Wednesday, February 20, 2013

Red lentil and carrot soup

Yes, this is what my work lunch looks like.
I have not been around for a while--mainly because I've been in a snit over the weather (which has  not helped me in my quest to find a new home to buy).  This past weekend we had another snowstorm--and we may have yet another this weekend.  That will be three in a row if you include the blizzard we had two weeks ago.  This is getting very, very old.   I'm not above self-pity and sulking, folks. I was grumbling about how I NEVER HAD TO DEAL WITH THIS SNOW CRAP IN JAPAN and AT LEAST IT DIDN'T NORMALLY GET BELOW FREEZING WHERE I LIVED and I had to remind myself that I also had to deal with roaches so large that you could throw a leash on them and take them for a walk (living in a mega city plus generally warm weather equals lots of uninvited housemates).  Er, maybe I'll just deal with the winter.

However! One thing I do a lot of when it's cold and miserable outside is cook.  And last weekend was no different.  I threw together a hearty and delicious red lentil and carrot soup.

You will need:

1 cup red lentils
2 carrots, thinly sliced
1/2 onion, chopped (or about 1/2 cup chopped frozen onion)
4 cups of stock (chicken, turkey, or vegetable)
4 cloves of garlic, minced
1/2 tsp of turmeric
1 tsp curry powder
1/2-1 tsp cayenne pepper (or to taste)
1 tsp cumin
1/2 tsp ground coriander seed
 1 tbsp olive oil
Bay leaf

Heat the oil in a stockpot.  Add the garlic and onion, cook over medium heat until translucent.  Turn heat down to medium low, add the carrots and cover, allowing to cook for about 10 minutes (stirring occasionally.  Add the lentils and coat with the oil.  Add the stock, spices, and bay leaves.  Bring to a boil for about five minutes.  Turn heat down and allow to simmer, covered, for about twenty minutes or until the lentils and carrots are soft.  Transfer soup to a food processor or blender (or use an immersion blender) and puree. 

That's pretty much it.  It's a nice accompaniment to a crisp, green salad and/or some crusty bread.  It's a very thick, stick to your ribs soup that is filling and nutritious.  It's something I looked forward to eating once I was done shoveling out my driveway. It also keeps well and makes for a filling lunch at work.

I tried this during the blizzard a couple of weeks ago with split pigeon peas.  It had a very smoky flavor that seemed to come from the peas.  I don't really go for smoky flavors in my soup, so I wasn't jazzed about the pigeon peas, but if you like that give them a whirl.  Pretty much any lentil (especially a split and skinned one) will work well.
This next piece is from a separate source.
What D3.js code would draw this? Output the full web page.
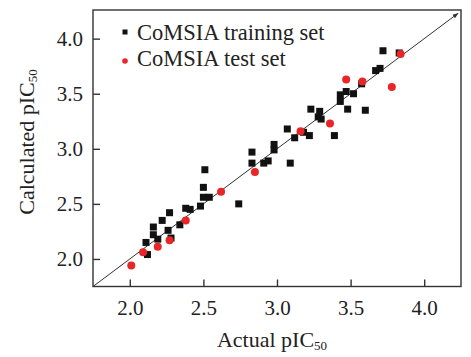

The other thing I like about this is that it's inexpensive to make.  And relatively quick--you don't have to let this simmer for hours, and the leftovers taste wonderful as the spices meld a little more overnight.

1 comment:

  1. The soup looks terrific! And with all this wintry-ness in your part of the world, just imagine how much you'll appreciate spring. It's not far off. The first hint of it and you'll shake off your winter gloom, I'm sure.